早在15世纪,随着出版印刷业传入英国,这个国家出现了早期的报纸。而封建君主的新闻控制也开始了。1534年底,英王亨利八世正式签署公告,规定印刷商在营业前必须获得皇家颁发的“许可证”。这种钳制民口的法律直到“光荣革命”后的1694年才正式废除。那以后,从法律上看,虽然官方对新闻的控制仍保留在叛国罪、诽谤罪等法律中,并且有禁止报道议会活动的规定,但得到官方许可或经过官方检查才能出版某一印刷物的“事先约束”时代应当说是结束了。而到18世纪初,许可证法在英国的北美殖民地也已经无效。

1871年通过的美国宪法修正案对新闻事业有特殊意义。该法案第一条规定:“国会将不制定任何法律……剥夺言论或出版自由。”——这就奠定了美国新闻自由的基石。因为新闻自由已被写入国家根本法,无论总统还是国会都无权合法地加以限制,否则就会受到最高法院的抵制。

这以后,只有在战争中,如南北战争、美国正式参战之后的第一、二次世界大战及朝鲜战争,出于国家利益和军事需要,美国才颁布法案对新闻自由加以限制。但这些法案都非常具体,而且有明显的针对性,根本不能适用于越南战争时期的五角大楼秘密文件被披露事件。

“当时,我们都震惊了,”巴塞尔教授说,“因为政府居然可以制止最有影响力的《纽约时报》发表一条重大新闻。我们觉得,历史好像一下回到了250年以前,回到了亨利八世的时代。”

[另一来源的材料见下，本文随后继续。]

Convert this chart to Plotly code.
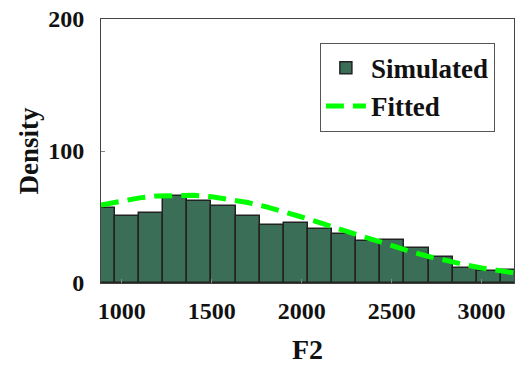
import plotly.graph_objects as go

# Histogram (Simulated) data: bin centers and densities
bin_centers = [896, 1030, 1164, 1298, 1432, 1566, 1700, 1834, 1968, 2102,
               2236, 2370, 2504, 2638, 2772, 2906, 3040, 3174]
bin_width = 134
sim_density = [56.5, 50.6, 53.4, 66.0, 62.3, 58.2, 50.9, 43.8, 45.3, 41.0,
               37.5, 31.7, 32.4, 26.6, 19.7, 11.4, 9.1, 9.5]

# Fitted curve points
fit_x = [885, 1000, 1100, 1200, 1300, 1400, 1500, 1600, 1700, 1800, 1900, 2000,
         2100, 2200, 2300, 2400, 2500, 2600, 2700, 2800, 2900, 3000, 3100, 3180]
fit_y = [59.0, 62.4, 64.5, 66.0, 66.6, 66.4, 65.3, 63.5, 61.0, 57.8, 54.1, 50.0,
         45.7, 41.2, 36.7, 32.2, 28.0, 24.0, 20.3, 17.0, 14.0, 11.4, 9.2, 7.7]

x_ticks = [1000, 1500, 2000, 2500, 3000]
y_ticks = [0, 100, 200]

font_family = "Liberation Serif, Times New Roman, serif"
tick_font = dict(family=font_family, size=24, color="#111111", weight="bold")

fig = go.Figure()
fig.add_trace(go.Bar(
    x=bin_centers, y=sim_density, width=bin_width, name="Simulated",
    marker=dict(color="#3b6e56", line=dict(color="#222222", width=1.5)),
))
fig.add_trace(go.Scatter(
    x=fit_x, y=fit_y, mode="lines", name="Fitted",
    line=dict(color="#00ff00", width=5, dash="18px,9px"),
))

axis_common = dict(
    showline=True, linecolor="#444444", linewidth=1, mirror=True,
    ticks="inside", ticklen=4, tickcolor="#888888", showgrid=False,
    zeroline=False, tickfont=tick_font,
)

fig.update_layout(
    width=521, height=375,
    margin=dict(l=101, r=7, t=19, b=92),
    paper_bgcolor="white", plot_bgcolor="white",
    font=dict(family=font_family, color="#111111"),
    bargap=0,
    xaxis=dict(range=[885, 3180], tickvals=x_ticks, ticklabelstandoff=6,
               title=dict(text="F2", font=dict(family=font_family, size=28, weight="bold"), standoff=16),
               **axis_common),
    yaxis=dict(range=[0, 200], tickvals=y_ticks, ticklabelstandoff=11,
               title=dict(text="Density", font=dict(family=font_family, size=27, weight="bold"), standoff=1),
               **axis_common),
    legend=dict(x=0.53, y=0.91, xanchor="left", yanchor="top",
                bgcolor="white", bordercolor="#555555", borderwidth=1,
                font=dict(family=font_family, size=27, color="#111111", weight="bold"),
                tracegroupgap=0, itemwidth=40),
)

fig.write_html("out.html")
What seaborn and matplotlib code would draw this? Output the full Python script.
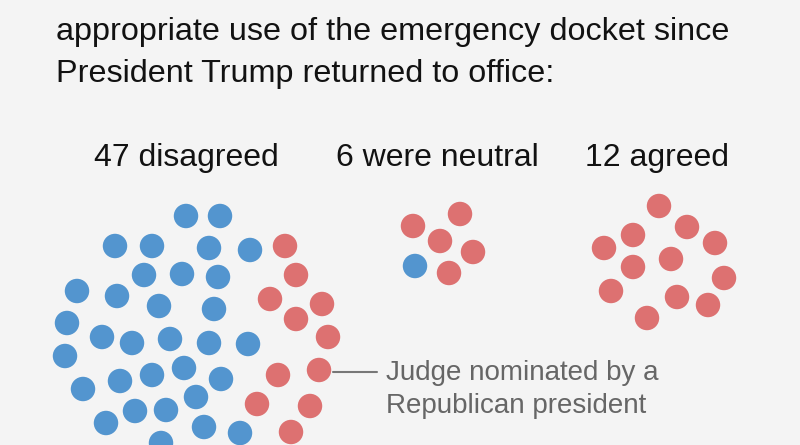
import pandas as pd
import seaborn as sns
import matplotlib.pyplot as plt

sns.set_style("white")
plt.rcParams['font.family'] = ['Liberation Sans', 'DejaVu Sans']

# dot positions (pixels, y downward)
disagreed_x = [186, 220, 115, 152, 209, 250, 144, 182, 218, 77, 117, 159, 214, 67, 102, 132,
               170, 209, 248, 65, 120, 152, 184, 221, 83, 196, 135, 166, 106, 204, 240, 161,
               130, 190, 230, 270,
               285, 296, 270, 322, 296, 328, 319, 278, 257, 310, 291]
disagreed_y = [216, 216, 246, 246, 248, 250, 275, 274, 277, 291, 296, 306, 309, 323, 337, 343,
               339, 343, 344, 356, 381, 375, 368, 379, 389, 397, 411, 410, 423, 427, 433, 443,
               470, 465, 468, 462,
               246, 275, 299, 304, 319, 337, 370, 375, 404, 406, 432]
disagreed_party = ['Democratic'] * 36 + ['Republican'] * 11

neutral_x = [460, 413, 440, 473, 415, 449]
neutral_y = [214, 226, 241, 252, 266, 273]
neutral_party = ['Republican', 'Republican', 'Republican', 'Republican', 'Democratic', 'Republican']

agreed_x = [659, 687, 633, 715, 604, 671, 633, 724, 611, 677, 708, 647]
agreed_y = [206, 227, 235, 243, 248, 259, 267, 278, 291, 297, 305, 318]
agreed_party = ['Republican'] * 12

groups = ['47 disagreed', '6 were neutral', '12 agreed']
group_x = [186, 437, 657]

df = pd.DataFrame({
    'x': disagreed_x + neutral_x + agreed_x,
    'y': disagreed_y + neutral_y + agreed_y,
    'party': disagreed_party + neutral_party + agreed_party,
})

fig = plt.figure(figsize=(8, 4.45), dpi=100, facecolor='#f4f4f4')
ax = fig.add_axes([0, 0, 1, 1])
ax.set_facecolor('#f4f4f4')

sns.scatterplot(data=df, x='x', y='y', hue='party',
                palette={'Democratic': '#5395cf', 'Republican': '#dd7171'},
                s=310, linewidth=0, legend=False, ax=ax)

ax.set_xlim(0, 800)
ax.set_ylim(445, 0)
ax.axis('off')

ax.text(56, 40, 'appropriate use of the emergency docket since', fontsize=23.3,
        color='#121212', va='baseline')
ax.text(56, 82, 'President Trump returned to office:', fontsize=23.3,
        color='#121212', va='baseline')

for g, gx in zip(groups, group_x):
    ax.text(gx, 166, g, fontsize=23, color='#121212', ha='center', va='baseline')

ax.plot([333, 377], [372, 372], color='#777777', lw=1.5)
ax.text(386, 380, 'Judge nominated by a', fontsize=20, color='#666666', va='baseline')
ax.text(386, 413, 'Republican president', fontsize=20, color='#666666', va='baseline')

fig.savefig('out.png', dpi=100, facecolor=fig.get_facecolor())
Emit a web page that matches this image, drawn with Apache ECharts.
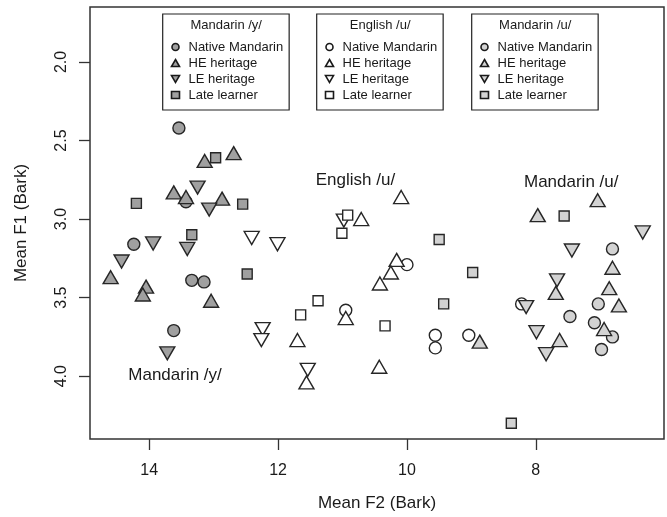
<!DOCTYPE html>
<html><head><meta charset="utf-8">
<script src="https://cdn.jsdelivr.net/npm/echarts@6/dist/echarts.min.js"></script>
<style>html,body{margin:0;padding:0;background:#fff}#c{width:667px;height:517px}</style>
</head><body><div id="c"></div>
<script>
// Axis ticks
const xTicks = [14, 12, 10, 8];
const yTicks = [2.0, 2.5, 3.0, 3.5, 4.0];
const groups = ['Native Mandarin', 'HE heritage', 'LE heritage', 'Late learner'];
const vowels = ['Mandarin /y/', 'English /u/', 'Mandarin /u/'];

// Data: [Mean F2 (Bark), Mean F1 (Bark)]
const mandY_native = [[13.54,2.42],[13.43,2.89],[14.24,3.16],[13.34,3.39],[13.15,3.40],[13.62,3.71]];
const mandY_HE     = [[13.14,2.63],[12.69,2.58],[13.62,2.83],[13.43,2.86],[12.87,2.87],[14.60,3.37],[14.05,3.43],[14.10,3.48],[13.04,3.52]];
const mandY_LE     = [[13.25,2.80],[13.07,2.94],[13.94,3.155],[13.41,3.19],[14.43,3.27],[13.72,3.855]];
const mandY_late   = [[12.97,2.61],[14.20,2.90],[12.55,2.905],[13.34,3.10],[12.48,3.35]];

const engU_native  = [[10.95,3.58],[10.00,3.29],[8.22,3.54],[9.56,3.74],[9.56,3.82],[9.04,3.74]];
const engU_HE      = [[10.71,3.00],[10.95,3.63],[11.70,3.77],[11.56,4.04],[10.09,2.86],[10.16,3.26],[10.25,3.34],[10.42,3.41],[10.43,3.94]];
const engU_LE      = [[10.98,3.01],[12.41,3.12],[12.01,3.16],[12.24,3.70],[12.26,3.77],[11.54,3.96]];
const engU_late    = [[10.92,2.975],[11.01,3.09],[11.38,3.52],[11.65,3.61],[10.34,3.68]];

const mandU_native = [[6.81,3.19],[7.03,3.54],[7.47,3.62],[7.09,3.66],[6.81,3.75],[6.98,3.83]];
const mandU_HE     = [[7.97,2.975],[7.04,2.88],[6.81,3.31],[7.69,3.47],[6.86,3.44],[6.71,3.55],[8.87,3.78],[6.94,3.70],[7.63,3.77]];
const mandU_LE     = [[6.34,3.085],[7.44,3.20],[7.67,3.39],[7.99,3.72],[7.84,3.86],[8.15,3.56]];
const mandU_late   = [[7.56,2.98],[9.50,3.13],[8.98,3.34],[9.43,3.54],[8.38,4.30]];

// In-plot annotations
const annoText = ['English /u/', 'Mandarin /y/', 'Mandarin /u/'];
const annoPos  = [[10.80,2.753],[13.60,3.993],[7.45,2.763]];

const dataSets = [
  [mandY_native, mandY_HE, mandY_LE, mandY_late],
  [engU_native, engU_HE, engU_LE, engU_late],
  [mandU_native, mandU_HE, mandU_LE, mandU_late]
];
const fills = ['#a0a0a0', '#ffffff', '#d3d3d3'];
const keys = ['y', 'e', 'u'];
const downTri = 'path://M0,0L2,0L1,1.732Z';
const symbols = ['circle', 'triangle', downTri, 'rect'];
const sizes = [12, [15, 13], [15, 13], 10];
const FONT = 'Liberation Sans, Arial, sans-serif';

const series = [];
const legends = [];
const graphics = [];
const boxLeft = [162.7, 316.7, 471.7];
for (let v = 0; v < 3; v++) {
  const names = [];
  for (let g = 0; g < 4; g++) {
    const nm = keys[v] + '|' + groups[g];
    names.push(nm);
    series.push({
      type: 'scatter', name: nm, data: dataSets[v][g],
      symbol: symbols[g], symbolSize: sizes[g],
      itemStyle: { color: fills[v], borderColor: '#262626', borderWidth: 1.4, opacity: 1 },
      z: 3
    });
  }
  legends.push({
    data: names, orient: 'vertical', left: boxLeft[v], top: 14,
    padding: [25, 6, 7, 8], itemGap: 0, itemWidth: 8, itemHeight: 7,
    borderColor: '#222', borderWidth: 1.2, selectedMode: false,
    formatter: n => n.split('|')[1],
    itemStyle: { borderColor: '#1a1a1a', borderWidth: 1.6 },
    textStyle: { fontFamily: FONT, fontSize: 13, color: '#1a1a1a', lineHeight: 16, padding: [0, 0, 0, 4] }
  });
  graphics.push({
    type: 'text', x: boxLeft[v] + 63.5, y: 25,
    style: { text: vowels[v], textAlign: 'center', textVerticalAlign: 'middle', font: '13px ' + FONT, fill: '#1a1a1a' }
  });
}
series.push({
  type: 'scatter', name: 'annotations', symbolSize: 0, silent: true,
  itemStyle: { opacity: 1 },
  data: annoText.map((t, i) => ({ name: t, value: annoPos[i] })),
  label: { show: true, position: 'inside', formatter: '{b}', fontFamily: FONT, fontSize: 17, color: '#1a1a1a', textBorderWidth: 0, textBorderColor: 'transparent', opacity: 1 },
  z: 2
});

const chart = echarts.init(document.getElementById('c'), null, { renderer: 'canvas' });
chart.setOption({
  animation: false,
  backgroundColor: '#fff',
  textStyle: { fontFamily: FONT },
  grid: { left: 90, right: 3, top: 7, bottom: 78, show: true, borderColor: '#333', borderWidth: 1.5, backgroundColor: 'transparent' },
  legend: legends,
  graphic: graphics,
  xAxis: {
    type: 'value', min: 6.01, max: 14.92, inverse: true,
    name: 'Mean F2 (Bark)', nameLocation: 'middle', nameGap: 56,
    nameTextStyle: { fontFamily: FONT, fontSize: 17, color: '#1a1a1a' },
    axisLine: { show: false },
    axisTick: { show: true, customValues: xTicks, length: 11, lineStyle: { color: '#333', width: 1.3 } },
    axisLabel: { customValues: xTicks, fontFamily: FONT, fontSize: 16, color: '#1a1a1a', margin: 24, formatter: v => String(v) },
    splitLine: { show: false }
  },
  yAxis: {
    type: 'value', min: 1.65, max: 4.40, inverse: true,
    name: 'Mean F1 (Bark)', nameLocation: 'middle', nameGap: 60, nameRotate: 90,
    nameTextStyle: { fontFamily: FONT, fontSize: 17, color: '#1a1a1a' },
    axisLine: { show: false },
    axisTick: { show: true, customValues: yTicks, length: 11, lineStyle: { color: '#333', width: 1.3 } },
    axisLabel: { customValues: yTicks, rotate: 90, fontFamily: FONT, fontSize: 16, color: '#1a1a1a', margin: 20, formatter: v => v.toFixed(1) },
    splitLine: { show: false }
  },
  series: series
});
</script>
</body></html>
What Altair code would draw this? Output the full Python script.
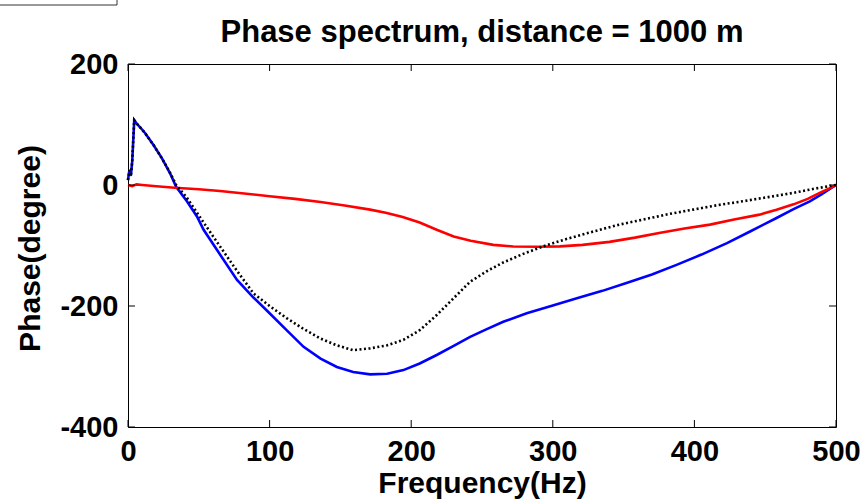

《纽约时报》和《华盛顿由报》等启动了上诉程序。在联邦最高法院,政府聘请的律师辩称,出于国家安全的考虑,将禁止出版的禁令永久化是必须的。《纽约时报》等则争辩,此案之前的有关第一修正案的案例并不支持这一论点,第一修正案的先例要求政府在这种应该事先约束(a prior restrain)的案件中证明出版对美国造成的伤害是巨大的、不可修复的;另外,在下达这样的禁令时,也要求提供符合宪法的证据,政府并未提供那样的证据。他们至多能说,继续出版会让肯尼迪政府、约翰逊政府和尼克松政府里的官员感到难堪,此外无他。

经过辩论,美国最高法院于1971年6月30日以6∶3作出裁决:报界有权公布历史记录,不管这些记录是否印有“绝密”标记。两家报社在法庭上获胜了。这是宪法第一修正案的胜利。